The Supreme Court of The United States (SCOTUS) agreed to determine if states can regulate citizens’ right to carry firearms outside their homes.
The case is a major gun rights issue taken by the Supreme court since the court asserted Americans’ rights to keep firearms at home for self-defense in Columbia v. Heller, 2008.
The court postponed the decision to take the case several times after rejecting several Second Amendment petitions filed during the same period.
This was despite the court’s current composition of 6-3 conservative judges, including Amy Coney Barrett generally perceived as pro-2A.
The court tossed out New York City’s firearm transportation ban challenge in 2020 after declaring it moot. The ruling was after the city repealed the law prohibiting firearm transportation from residents’ homes to another location.
Justice Clarence Thomas criticized the court for rejecting Second Amendment cases. Justice Brett Kavanaugh suggested taking up a Second Amendment case on citizens’ rights to bear arms outside their homes.
He suggested that the lower courts were not properly interpreting the court’s rulings on Second Amendment rights.
The current issue arises from New York’s restrictive licensing policies requiring residents to prove the need to bear firearms for other reasons apart from general self-defense.
The litigants in New York State Rifle & Pistol Assoc. v. Corlett noted that the requirements make it “virtually impossible” for ordinary law-abiding citizens to obtain concealed carry licenses.
This prohibition is despite them legally qualifying to own guns and fulfilling other requirements, including completing gun safety training.
The U.S. Court of Appeals for the Second Circuit upheld the state’s restrictive licensing requirements.

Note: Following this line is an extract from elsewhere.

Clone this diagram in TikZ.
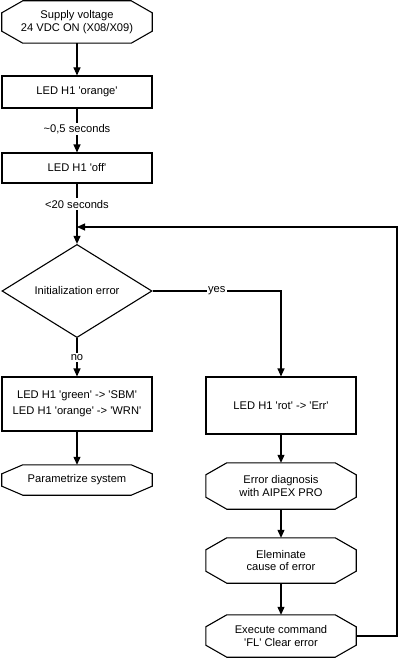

Consequently, New York Attorney General Letitia James urged SCOTUS not to take up the case claiming that 2A rights were subject to state regulations.
Such unwarranted restrictions are present in other seven states, including California, Delaware, Hawaii, Maryland, Massachusetts, New Jersey, and Rhode Island.
A fifth of U.S. citizens living in California, New Jersey, and New York would have more access to firearms if SCOTUS struck down the restrictions.
Up to 800,000 residents of California’s Los Angeles County would acquire firearms compared to the current figure of about 500, according to UCLA’s law professor Adam Winkler.
There is no doubt that the U.S. Constitution grants Americans the right to bear firearms. Those rights do not cease to exist when individuals leave their homes.